Requirements: Set down each entry exactly as given; pictures should not appear in the copy.

Input:
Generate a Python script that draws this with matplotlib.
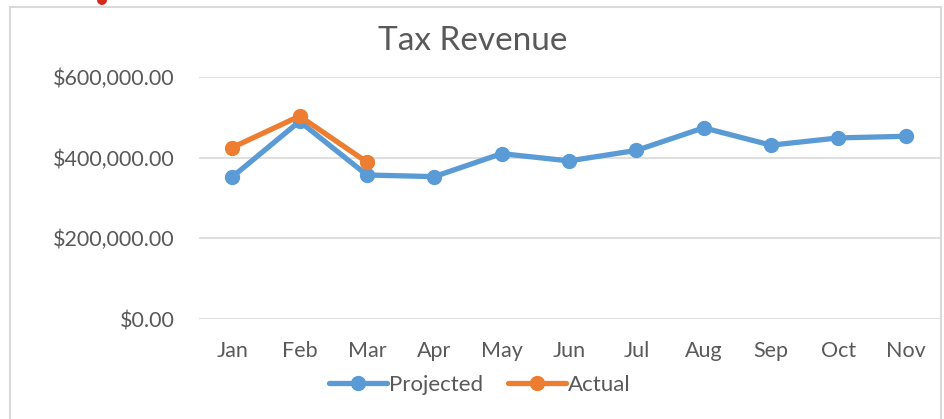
import matplotlib
matplotlib.use("Agg")
import matplotlib.pyplot as plt
from matplotlib.patches import Rectangle, Ellipse
from matplotlib.ticker import FuncFormatter

months = ["Jan", "Feb", "Mar", "Apr", "May", "Jun", "Jul", "Aug", "Sep", "Oct", "Nov"]
projected = [352000, 490000, 357000, 353000, 410000, 392000, 418000, 474000, 431000, 449000, 453000]
actual_months = ["Jan", "Feb", "Mar"]
actual = [425000, 503000, 389000]
yticks = [0, 200000, 400000, 600000]

plt.rcParams['font.family'] = ['Lato', 'DejaVu Sans']
W, H = 944, 419
fig = plt.figure(figsize=(W / 100, H / 100), dpi=100)
fig.patch.set_facecolor("white")

# chart border
fig.patches.append(Rectangle((10 / W, -0.05), 931 / W, 1 - 7 / H + 0.05,
                             transform=fig.transFigure, fill=False,
                             edgecolor="#D9D9D9", linewidth=1.5))
# cropped red icon at the top edge
fig.patches.append(Ellipse((102 / W, 1 - 0 / H), 10 / W, 10 / H,
                           transform=fig.transFigure, facecolor="#D42A1E",
                           edgecolor="none"))

ax = fig.add_axes([198.5 / W, 1 - 319 / H, 741 / W, 242 / H])
x = list(range(len(months)))
xa = [months.index(m) for m in actual_months]
blue = "#5B9BD5"
orange = "#ED7D31"
ax.plot(x, projected, color=blue, linewidth=3.8, marker="o", markersize=10,
        solid_capstyle="round", label="Projected", zorder=3)
ax.plot(xa, actual, color=orange, linewidth=3.8, marker="o", markersize=10,
        solid_capstyle="round", label="Actual", zorder=4)

ax.set_xlim(-0.5, len(months) - 0.5)
ax.set_ylim(0, 600000)
ax.set_yticks(yticks)
ax.yaxis.set_major_formatter(FuncFormatter(lambda v, p: "${:,.2f}".format(v)))
ax.set_xticks(x)
ax.set_xticklabels(months)
for s in ax.spines.values():
    s.set_visible(False)
ax.grid(axis="y", color="#D9D9D9", linewidth=1.2)
ax.set_axisbelow(True)
ax.tick_params(axis="both", length=0, labelsize=15.5, colors="#595959")
ax.tick_params(axis="y", pad=17)
ax.tick_params(axis="x", pad=16)

fig.text(473 / W, 1 - 41 / H, "Tax Revenue", ha="center", va="center",
         fontsize=24, color="#595959")

fig.legend(loc="center", bbox_to_anchor=(480 / W, 1 - 385 / H), ncol=2,
           frameon=False, fontsize=16, handlelength=2.6, columnspacing=1.1,
           handletextpad=0.1, labelcolor="#595959")

fig.savefig("out.png", dpi=100, facecolor="white")
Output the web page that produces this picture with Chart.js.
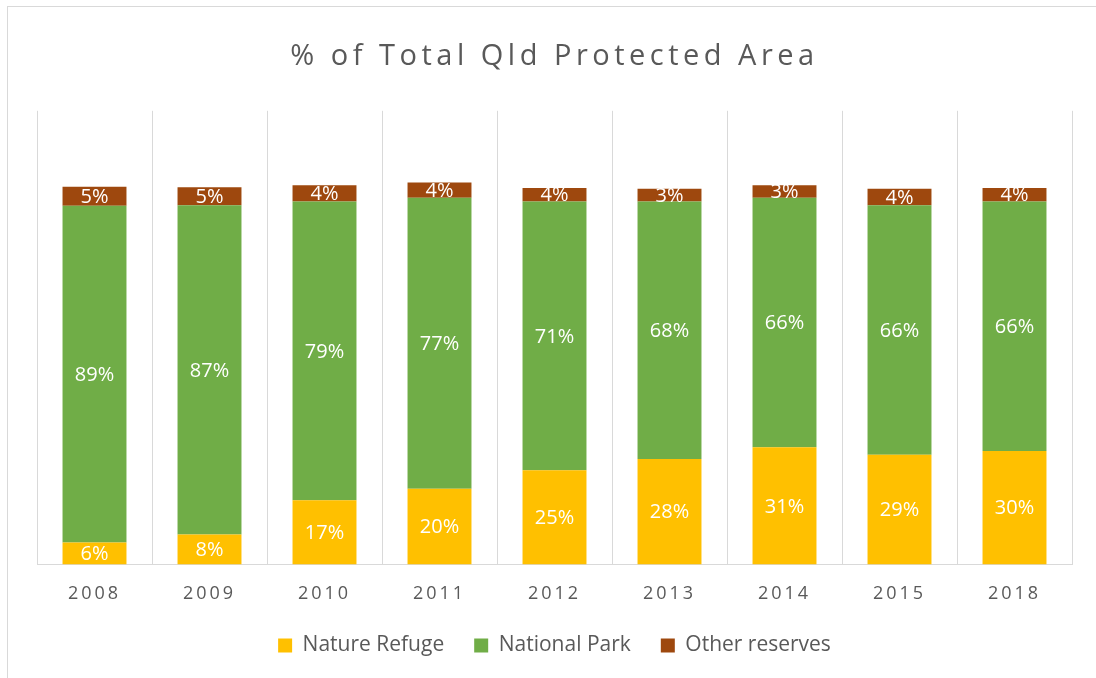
<!DOCTYPE html>
<html>
<head>
<meta charset="utf-8">
<title>% of Total Qld Protected Area</title>
<script src="https://cdn.jsdelivr.net/npm/chart.js@4.4.1/dist/chart.umd.min.js"></script>
<style>
  html, body { margin: 0; padding: 0; background: #fff; }
  #wrap { width: 1096px; height: 678px; position: relative; }
</style>
</head>
<body>
<div id="wrap"><canvas id="areaChart"></canvas></div>
<script>
// values (percent of total protected area)
const years = ['2008', '2009', '2010', '2011', '2012', '2013', '2014', '2015', '2018'];
const natureRefuge = [5.8, 7.9, 17.0, 20.0, 24.9, 27.9, 31.0, 29.0, 30.0];
const nationalPark = [89.1, 87.1, 79.0, 77.0, 71.1, 68.1, 66.0, 66.0, 66.0];
const otherReserves = [5.0, 4.8, 4.3, 4.0, 3.6, 3.4, 3.3, 4.4, 3.6];

const textGrey = '#595959';
const lineGrey = '#D9D9D9';

// wraps a draw method so the text it paints gets letter spacing
function spaced(obj, name, ls) {
    if (!obj || obj['_sp_' + name]) return;
    const orig = obj[name];
    obj[name] = function(...args) {
        const c = this.ctx;
        c.save();
        c.letterSpacing = ls;
        orig.apply(this, args);
        c.restore();
    };
    obj['_sp_' + name] = true;
}

const letterSpacing = {
    id: 'letterSpacing',
    afterLayout(chart) {
        spaced(chart.titleBlock, 'draw', '4.5px');
        spaced(chart.scales.x, 'drawLabels', '3px');
    }
};

const frame = {
    id: 'frame',
    beforeDraw(chart) {
        const ctx = chart.ctx;
        ctx.save();
        ctx.strokeStyle = lineGrey;
        ctx.lineWidth = 1;
        ctx.strokeRect(7.5, 6.5, chart.width + 20, chart.height + 20);
        ctx.restore();
    }
};

const valueLabels = {
    id: 'valueLabels',
    afterDatasetsDraw(chart) {
        const ctx = chart.ctx;
        ctx.save();
        ctx.fillStyle = '#ffffff';
        ctx.font = '20px "Open Sans"';
        ctx.textAlign = 'center';
        ctx.textBaseline = 'middle';
        chart.data.datasets.forEach((ds, di) => {
            const meta = chart.getDatasetMeta(di);
            meta.data.forEach((bar, i) => {
                const v = ds.data[i];
                const y = (bar.y + bar.base) / 2 + 1;
                ctx.fillText(Math.round(v) + '%', bar.x, y);
            });
        });
        ctx.restore();
    }
};

const ctx = document.getElementById('areaChart');
new Chart(ctx, {
    type: 'bar',
    data: {
        labels: years,
        datasets: [
            { label: 'Nature Refuge', data: natureRefuge, backgroundColor: '#FFC000' },
            { label: 'National Park', data: nationalPark, backgroundColor: '#70AD47' },
            { label: 'Other reserves', data: otherReserves, backgroundColor: '#9E480E' }
        ]
    },
    options: {
        responsive: true,
        maintainAspectRatio: false,
        animation: false,
        datasets: {
            bar: { barPercentage: 0.556, categoryPercentage: 1, borderWidth: 0 }
        },
        layout: { padding: { left: 37, right: 24, top: 0, bottom: 12 } },
        scales: {
            x: {
                stacked: true,
                grid: {
                    color: lineGrey,
                    lineWidth: 1,
                    drawTicks: true,
                    tickLength: 19,
                    tickColor: 'rgba(0,0,0,0)',
                    offset: true
                },
                border: { color: lineGrey, width: 1 },
                ticks: {
                    color: textGrey,
                    padding: 0,
                    font: { family: '"Open Sans"', size: 18 }
                }
            },
            y: {
                stacked: true,
                display: false,
                min: 0,
                max: 120
            }
        },
        plugins: {
            title: {
                display: true,
                text: '% of Total Qld Protected Area',
                color: textGrey,
                font: { family: '"Open Sans"', size: 29, weight: 'normal', lineHeight: 1.2 },
                padding: { top: 39, bottom: 37 }
            },
            legend: {
                position: 'bottom',
                labels: {
                    color: textGrey,
                    font: { family: '"Open Sans"', size: 21 },
                    boxWidth: 14,
                    boxHeight: 14,
                    padding: 30
                }
            },
            tooltip: { enabled: false }
        }
    },
    plugins: [letterSpacing, frame, valueLabels]
});
</script>
</body>
</html>
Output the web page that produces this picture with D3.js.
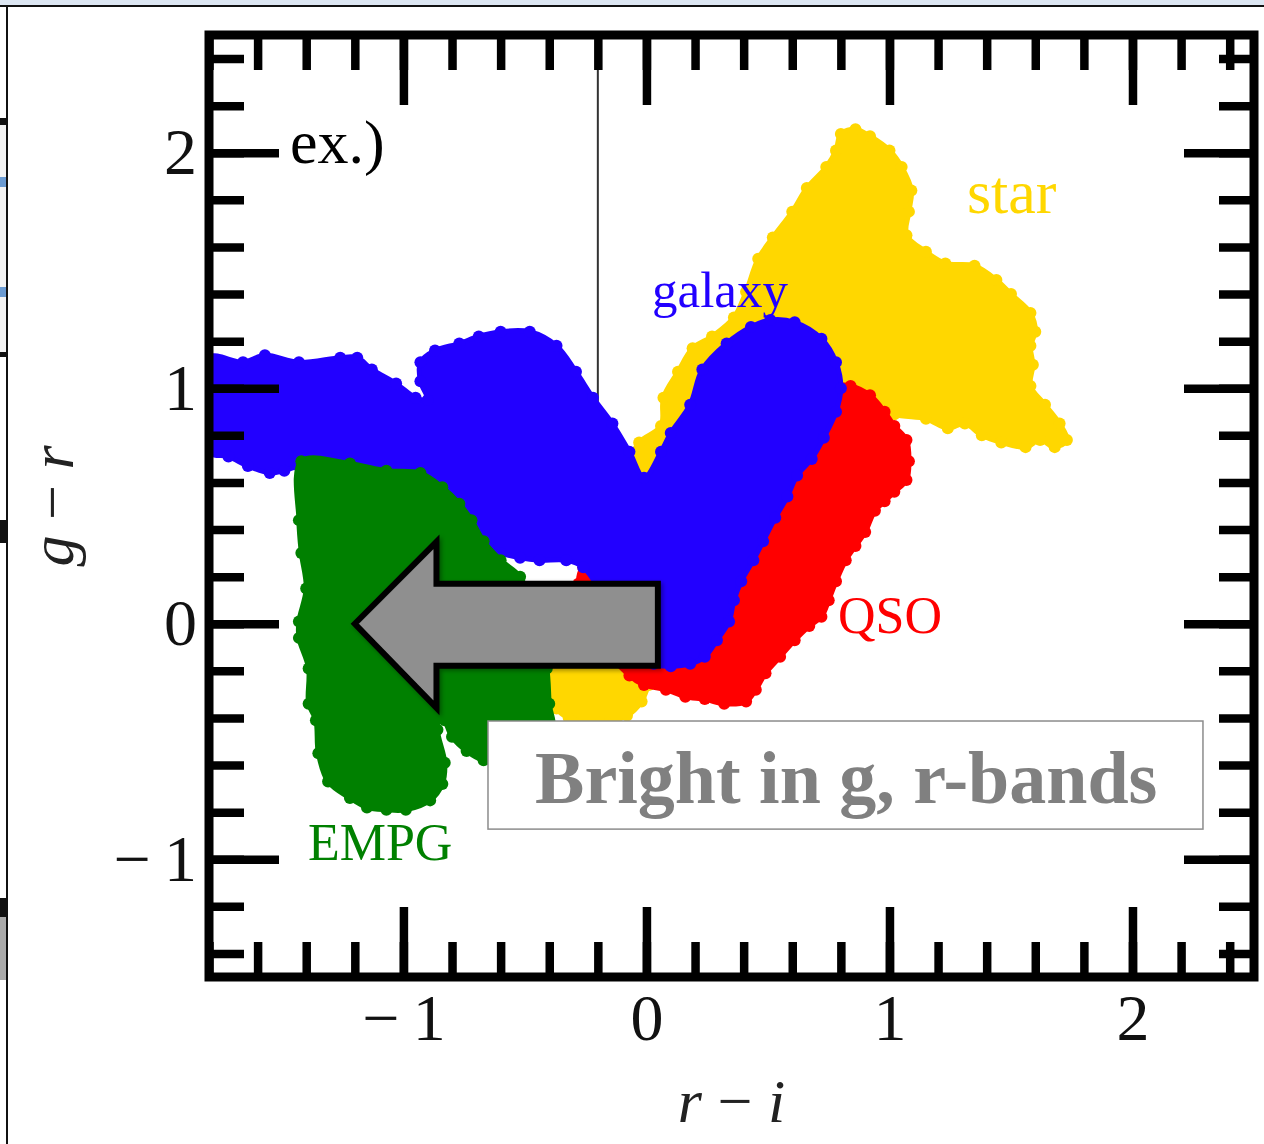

Task output:
Generate a Python script that draws this with matplotlib.
import matplotlib
matplotlib.use("Agg")
import matplotlib.pyplot as plt
from matplotlib.patches import Rectangle, Ellipse
from matplotlib.ticker import FuncFormatter

months = ["Jan", "Feb", "Mar", "Apr", "May", "Jun", "Jul", "Aug", "Sep", "Oct", "Nov"]
projected = [352000, 490000, 357000, 353000, 410000, 392000, 418000, 474000, 431000, 449000, 453000]
actual_months = ["Jan", "Feb", "Mar"]
actual = [425000, 503000, 389000]
yticks = [0, 200000, 400000, 600000]

plt.rcParams['font.family'] = ['Lato', 'DejaVu Sans']
W, H = 944, 419
fig = plt.figure(figsize=(W / 100, H / 100), dpi=100)
fig.patch.set_facecolor("white")

# chart border
fig.patches.append(Rectangle((10 / W, -0.05), 931 / W, 1 - 7 / H + 0.05,
                             transform=fig.transFigure, fill=False,
                             edgecolor="#D9D9D9", linewidth=1.5))
# cropped red icon at the top edge
fig.patches.append(Ellipse((102 / W, 1 - 0 / H), 10 / W, 10 / H,
                           transform=fig.transFigure, facecolor="#D42A1E",
                           edgecolor="none"))

ax = fig.add_axes([198.5 / W, 1 - 319 / H, 741 / W, 242 / H])
x = list(range(len(months)))
xa = [months.index(m) for m in actual_months]
blue = "#5B9BD5"
orange = "#ED7D31"
ax.plot(x, projected, color=blue, linewidth=3.8, marker="o", markersize=10,
        solid_capstyle="round", label="Projected", zorder=3)
ax.plot(xa, actual, color=orange, linewidth=3.8, marker="o", markersize=10,
        solid_capstyle="round", label="Actual", zorder=4)

ax.set_xlim(-0.5, len(months) - 0.5)
ax.set_ylim(0, 600000)
ax.set_yticks(yticks)
ax.yaxis.set_major_formatter(FuncFormatter(lambda v, p: "${:,.2f}".format(v)))
ax.set_xticks(x)
ax.set_xticklabels(months)
for s in ax.spines.values():
    s.set_visible(False)
ax.grid(axis="y", color="#D9D9D9", linewidth=1.2)
ax.set_axisbelow(True)
ax.tick_params(axis="both", length=0, labelsize=15.5, colors="#595959")
ax.tick_params(axis="y", pad=17)
ax.tick_params(axis="x", pad=16)

fig.text(473 / W, 1 - 41 / H, "Tax Revenue", ha="center", va="center",
         fontsize=24, color="#595959")

fig.legend(loc="center", bbox_to_anchor=(480 / W, 1 - 385 / H), ncol=2,
           frameon=False, fontsize=16, handlelength=2.6, columnspacing=1.1,
           handletextpad=0.1, labelcolor="#595959")

fig.savefig("out.png", dpi=100, facecolor="white")
Output the web page that produces this picture with Chart.js.
<!DOCTYPE html>
<html>
<head>
<meta charset="utf-8">
<title>% of Total Qld Protected Area</title>
<script src="https://cdn.jsdelivr.net/npm/chart.js@4.4.1/dist/chart.umd.min.js"></script>
<style>
  html, body { margin: 0; padding: 0; background: #fff; }
  #wrap { width: 1096px; height: 678px; position: relative; }
</style>
</head>
<body>
<div id="wrap"><canvas id="areaChart"></canvas></div>
<script>
// values (percent of total protected area)
const years = ['2008', '2009', '2010', '2011', '2012', '2013', '2014', '2015', '2018'];
const natureRefuge = [5.8, 7.9, 17.0, 20.0, 24.9, 27.9, 31.0, 29.0, 30.0];
const nationalPark = [89.1, 87.1, 79.0, 77.0, 71.1, 68.1, 66.0, 66.0, 66.0];
const otherReserves = [5.0, 4.8, 4.3, 4.0, 3.6, 3.4, 3.3, 4.4, 3.6];

const textGrey = '#595959';
const lineGrey = '#D9D9D9';

// wraps a draw method so the text it paints gets letter spacing
function spaced(obj, name, ls) {
    if (!obj || obj['_sp_' + name]) return;
    const orig = obj[name];
    obj[name] = function(...args) {
        const c = this.ctx;
        c.save();
        c.letterSpacing = ls;
        orig.apply(this, args);
        c.restore();
    };
    obj['_sp_' + name] = true;
}

const letterSpacing = {
    id: 'letterSpacing',
    afterLayout(chart) {
        spaced(chart.titleBlock, 'draw', '4.5px');
        spaced(chart.scales.x, 'drawLabels', '3px');
    }
};

const frame = {
    id: 'frame',
    beforeDraw(chart) {
        const ctx = chart.ctx;
        ctx.save();
        ctx.strokeStyle = lineGrey;
        ctx.lineWidth = 1;
        ctx.strokeRect(7.5, 6.5, chart.width + 20, chart.height + 20);
        ctx.restore();
    }
};

const valueLabels = {
    id: 'valueLabels',
    afterDatasetsDraw(chart) {
        const ctx = chart.ctx;
        ctx.save();
        ctx.fillStyle = '#ffffff';
        ctx.font = '20px "Open Sans"';
        ctx.textAlign = 'center';
        ctx.textBaseline = 'middle';
        chart.data.datasets.forEach((ds, di) => {
            const meta = chart.getDatasetMeta(di);
            meta.data.forEach((bar, i) => {
                const v = ds.data[i];
                const y = (bar.y + bar.base) / 2 + 1;
                ctx.fillText(Math.round(v) + '%', bar.x, y);
            });
        });
        ctx.restore();
    }
};

const ctx = document.getElementById('areaChart');
new Chart(ctx, {
    type: 'bar',
    data: {
        labels: years,
        datasets: [
            { label: 'Nature Refuge', data: natureRefuge, backgroundColor: '#FFC000' },
            { label: 'National Park', data: nationalPark, backgroundColor: '#70AD47' },
            { label: 'Other reserves', data: otherReserves, backgroundColor: '#9E480E' }
        ]
    },
    options: {
        responsive: true,
        maintainAspectRatio: false,
        animation: false,
        datasets: {
            bar: { barPercentage: 0.556, categoryPercentage: 1, borderWidth: 0 }
        },
        layout: { padding: { left: 37, right: 24, top: 0, bottom: 12 } },
        scales: {
            x: {
                stacked: true,
                grid: {
                    color: lineGrey,
                    lineWidth: 1,
                    drawTicks: true,
                    tickLength: 19,
                    tickColor: 'rgba(0,0,0,0)',
                    offset: true
                },
                border: { color: lineGrey, width: 1 },
                ticks: {
                    color: textGrey,
                    padding: 0,
                    font: { family: '"Open Sans"', size: 18 }
                }
            },
            y: {
                stacked: true,
                display: false,
                min: 0,
                max: 120
            }
        },
        plugins: {
            title: {
                display: true,
                text: '% of Total Qld Protected Area',
                color: textGrey,
                font: { family: '"Open Sans"', size: 29, weight: 'normal', lineHeight: 1.2 },
                padding: { top: 39, bottom: 37 }
            },
            legend: {
                position: 'bottom',
                labels: {
                    color: textGrey,
                    font: { family: '"Open Sans"', size: 21 },
                    boxWidth: 14,
                    boxHeight: 14,
                    padding: 30
                }
            },
            tooltip: { enabled: false }
        }
    },
    plugins: [letterSpacing, frame, valueLabels]
});
</script>
</body>
</html>
Output the web page that produces this picture with D3.js.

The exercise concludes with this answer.